What you should do:
Copy exactly the lines from the beginning of the data down to and including the line holding "plt.rcParams['mathtext.rm'] = 'Liberation", without any pictures.
** Start of Material provided **
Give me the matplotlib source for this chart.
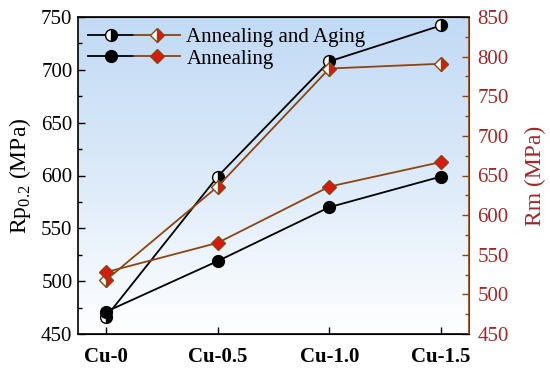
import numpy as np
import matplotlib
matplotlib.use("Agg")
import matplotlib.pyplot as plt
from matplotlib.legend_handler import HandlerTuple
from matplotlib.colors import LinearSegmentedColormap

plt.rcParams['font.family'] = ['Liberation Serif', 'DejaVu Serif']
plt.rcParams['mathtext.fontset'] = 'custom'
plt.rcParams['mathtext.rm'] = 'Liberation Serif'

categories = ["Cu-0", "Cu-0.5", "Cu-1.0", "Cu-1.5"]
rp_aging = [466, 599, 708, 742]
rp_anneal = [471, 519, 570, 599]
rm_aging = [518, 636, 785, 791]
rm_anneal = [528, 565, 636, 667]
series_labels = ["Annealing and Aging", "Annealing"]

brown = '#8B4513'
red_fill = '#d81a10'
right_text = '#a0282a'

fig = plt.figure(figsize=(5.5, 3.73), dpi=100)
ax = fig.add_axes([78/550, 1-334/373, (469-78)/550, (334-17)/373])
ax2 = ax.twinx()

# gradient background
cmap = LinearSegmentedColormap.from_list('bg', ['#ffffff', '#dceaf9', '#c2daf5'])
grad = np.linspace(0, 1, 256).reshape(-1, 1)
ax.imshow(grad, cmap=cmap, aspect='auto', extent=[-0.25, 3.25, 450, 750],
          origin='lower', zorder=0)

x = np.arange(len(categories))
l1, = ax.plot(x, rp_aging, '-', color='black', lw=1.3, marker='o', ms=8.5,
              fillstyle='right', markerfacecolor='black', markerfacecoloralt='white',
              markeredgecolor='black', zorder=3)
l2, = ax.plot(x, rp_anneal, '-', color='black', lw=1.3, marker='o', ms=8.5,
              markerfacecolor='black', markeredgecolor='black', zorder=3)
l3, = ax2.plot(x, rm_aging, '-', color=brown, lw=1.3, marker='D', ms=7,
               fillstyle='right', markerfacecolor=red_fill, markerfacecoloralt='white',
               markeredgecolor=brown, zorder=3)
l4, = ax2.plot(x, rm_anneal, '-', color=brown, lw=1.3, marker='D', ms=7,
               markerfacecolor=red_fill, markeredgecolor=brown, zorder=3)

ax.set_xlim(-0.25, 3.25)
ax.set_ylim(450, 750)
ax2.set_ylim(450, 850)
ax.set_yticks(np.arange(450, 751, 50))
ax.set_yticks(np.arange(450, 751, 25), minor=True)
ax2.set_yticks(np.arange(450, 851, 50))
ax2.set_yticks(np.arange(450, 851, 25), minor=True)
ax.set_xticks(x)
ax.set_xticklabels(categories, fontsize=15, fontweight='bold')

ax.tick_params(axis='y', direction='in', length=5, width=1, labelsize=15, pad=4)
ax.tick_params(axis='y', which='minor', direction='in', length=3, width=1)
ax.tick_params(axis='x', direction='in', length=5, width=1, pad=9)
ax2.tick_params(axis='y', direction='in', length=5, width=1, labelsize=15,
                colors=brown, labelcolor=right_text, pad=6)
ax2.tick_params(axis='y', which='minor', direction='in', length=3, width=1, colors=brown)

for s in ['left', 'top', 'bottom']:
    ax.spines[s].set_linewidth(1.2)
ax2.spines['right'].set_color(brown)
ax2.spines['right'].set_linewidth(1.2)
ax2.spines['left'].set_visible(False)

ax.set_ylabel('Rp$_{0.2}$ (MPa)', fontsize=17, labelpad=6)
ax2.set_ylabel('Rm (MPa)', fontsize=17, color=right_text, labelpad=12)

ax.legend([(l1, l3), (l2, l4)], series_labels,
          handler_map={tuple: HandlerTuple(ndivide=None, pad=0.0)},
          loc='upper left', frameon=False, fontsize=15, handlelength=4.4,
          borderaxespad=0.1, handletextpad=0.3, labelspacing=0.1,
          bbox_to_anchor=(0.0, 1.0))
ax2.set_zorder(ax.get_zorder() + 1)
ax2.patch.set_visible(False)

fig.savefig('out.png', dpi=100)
** End of Material provided **
Correct output:
Give me the matplotlib source for this chart.
import numpy as np
import matplotlib
matplotlib.use("Agg")
import matplotlib.pyplot as plt
from matplotlib.legend_handler import HandlerTuple
from matplotlib.colors import LinearSegmentedColormap

plt.rcParams['font.family'] = ['Liberation Serif', 'DejaVu Serif']
plt.rcParams['mathtext.fontset'] = 'custom'
plt.rcParams['mathtext.rm'] = 'Liberation Serif'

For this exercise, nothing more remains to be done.